PIC to rethink stakes in state-owned enterprises
Eskom, which has debt of R360bn, is acknowledged by the Treasury, ratings agencies and banks alike to be a systemic risk to the economy. Two international banks have called in their loans since June and domestic lenders have warned they will do the same if a new board is not appointed by November 30.
The main client of the PIC, the Government Employees Pension Fund (GEPF), holds R84bn in Eskom bonds and R1.5bn in short-term bills.
Included in the first amount is a R20bn private placement by Eskom done in 2016 as part of a debt restructuring.
Speaking to journalists at a joint media event by the PIC and the GEPF, Matjila said the asset manager was developing a framework to guide its investments. This would tackle the question of whether to exit state-owned enterprises or how to intervene more effectively to influence governance. It would also guide the PIC on how it should respond should Eskom's credit rating fall any further.
Matjila said although the PIC was heavily exposed to Eskom - it held 23% of its total debt - it was well within the investment mandate provided by the GEPF.
"Our mandate allows us to invest in bonds and goes further to say we can invest in state-owned companies. If that debt is guaranteed by government, we can subscribe to the full amount [on offer]. So we have taken advantage of the government guarantee and remain within our mandate," he said.
Eskom debt is already rated subinvestment by all three main ratings agencies. A further sovereign rating could trigger another Eskom downgrade.
Abel Sithole, principal officer of the GEPF, said the fund had placed limits on investments in state-owned companies based on their credit ratings. He did not specify what these were.
"We do have limits of how low credit ratings can get. The limits differ, but if ratings were to go significantly into subinvestment, we would act," he said.
Matjila said the private placement, which arose when Eskom had maturing bonds, was executed with the consent of the GEPF and on a commercial basis in which the risk had been priced in.

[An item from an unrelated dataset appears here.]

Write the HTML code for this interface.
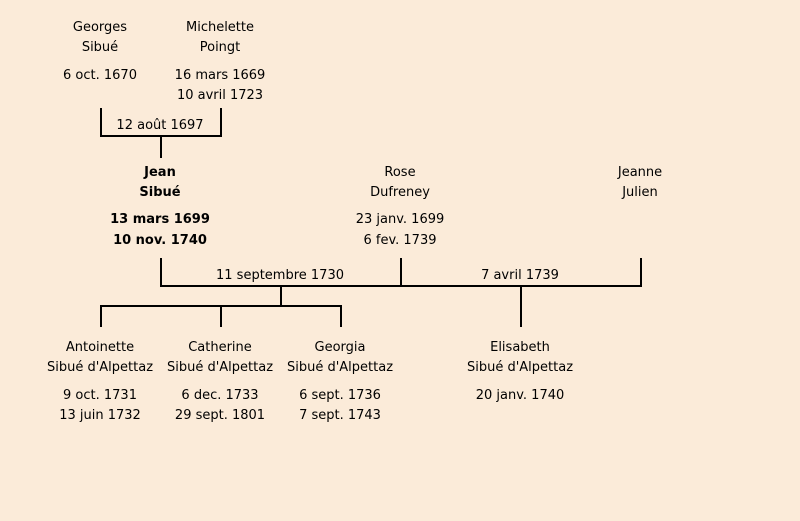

"We are still within the mandate. But going forward, we are going to have to change course because we realise the systemic nature of this entity. The economy cannot afford for Eskom to fail. So we need to be more active and see how we can play a bigger role in fixing the governance of Eskom," he said.
Sithole said the GEPF was also engaging with Eskom, although "we are not shouting from the parapets".
Eskom being "too big to fail" is a notion gaining currency in government circles.
RMB credit analyst Elena Ilkova said Eskom was too big to fail in two senses: the economy needed it to produce electricity, and a default on a debt repayment would be disastrous as the government could not afford to have the contingent liability of Eskom added directly to government debt. "Too big to fail raises the question of whether the company is structured correctly to carry on, and raised the debate about whether Eskom should be split up. It is such a humungous enterprise and very difficult to manage," she said.
For many years experts have argued that Eskom's transmission and generation operations should be split up.
This would also encourage the introduction of real competition in electricity generation.
Grov Steyn, director at Meridian Economics, said the "domino effect" of an Eskom default could be terrible. "The state underwrites lots of Eskom debt and it also underwrites the pension money that is invested in Eskom debt," he said.
Eskom needed to look for "a radical cost cut" such as shutting down parts of the business that are not needed to keep the lights on for the foreseeable future.
Steyn, who made a presentation at Monday's public hearings on Eskom's tariff application, said the economics of decommissioning some of Eskom's older power stations and curtailing its capital expenditure programme, which could lead to a saving of R17bn, should be explored.